Let's try an example:
!head sample_smirks.txt
!python $RDBASE/Contrib/mmpa/cansmirk.py <sample_smirks.txt
If you want to apply a SMIRKS/transform generated by the programs above to a compound, use the mol_transform.py program with the following command:
python $RDBASE/Contrib/mmpa/mol_transform.py -f TRANSFORM_FILE <SMILES_FILE >OUTPUT_FILE
If you want to use a set SMIRKS generated elsewhere, please make sure they have been canonicalised using the cansmirk.py command.
Program help: Usage: mol_transform.py [options]

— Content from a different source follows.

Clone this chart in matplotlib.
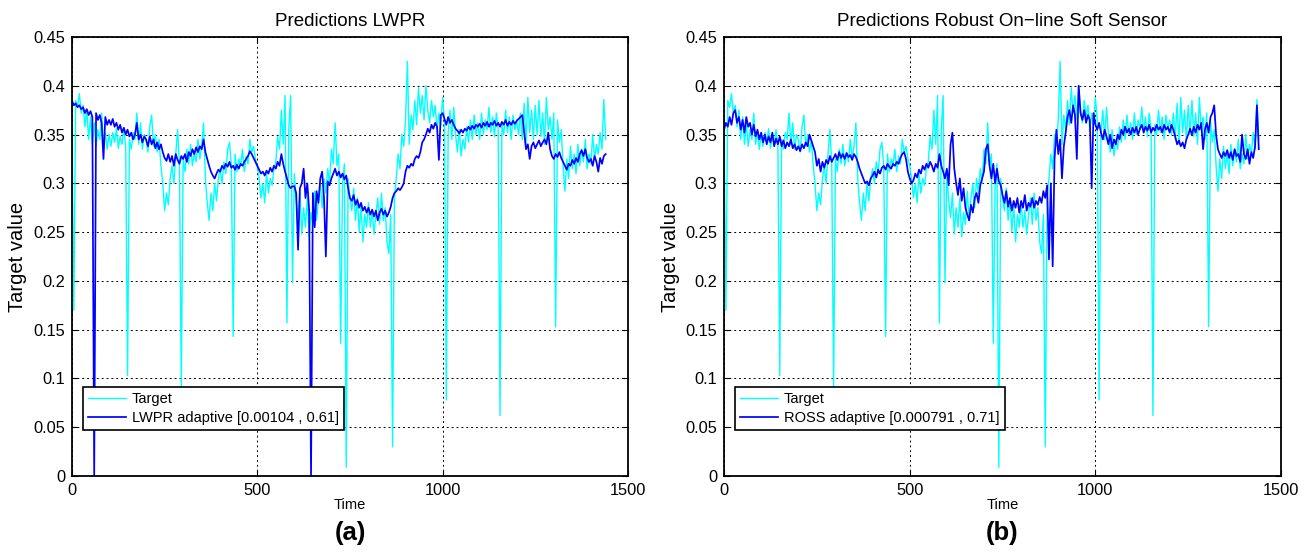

Program to apply transformations to a set of input molecules
Options:
-h, --help show this help message and exit
-f TRANSFORM_FILE, --file=TRANSFORM_FILE
The file containing the transforms to apply to your
input SMILES
Example command: mol_transform.py -f TRANSFORM_FILE <SMILES_FILE
Format of smiles file: SMILES ID <space or comma separated>
Format of transform file: transform <one per line>
Output: SMILES,ID,Transfrom,Modified_SMILES
Let's go through an example:
!head sample_smirks_mol_trans.txt
depict("[*:1]C(=O)O>>[*:1]C(N)=O")
!head sample_smiles_mol_trans.smi
depict("O=C(O)c1ccc(NC(=O)C2COc3ccccc3O2)cc1")
Let's run the command:
!python $RDBASE/Contrib/mmpa/mol_transform.py -f sample_smirks_mol_trans.txt <sample_smiles_mol_trans.smi
depict("NC(=O)c1ccc(NC(=O)C2COc3ccccc3O2)cc1")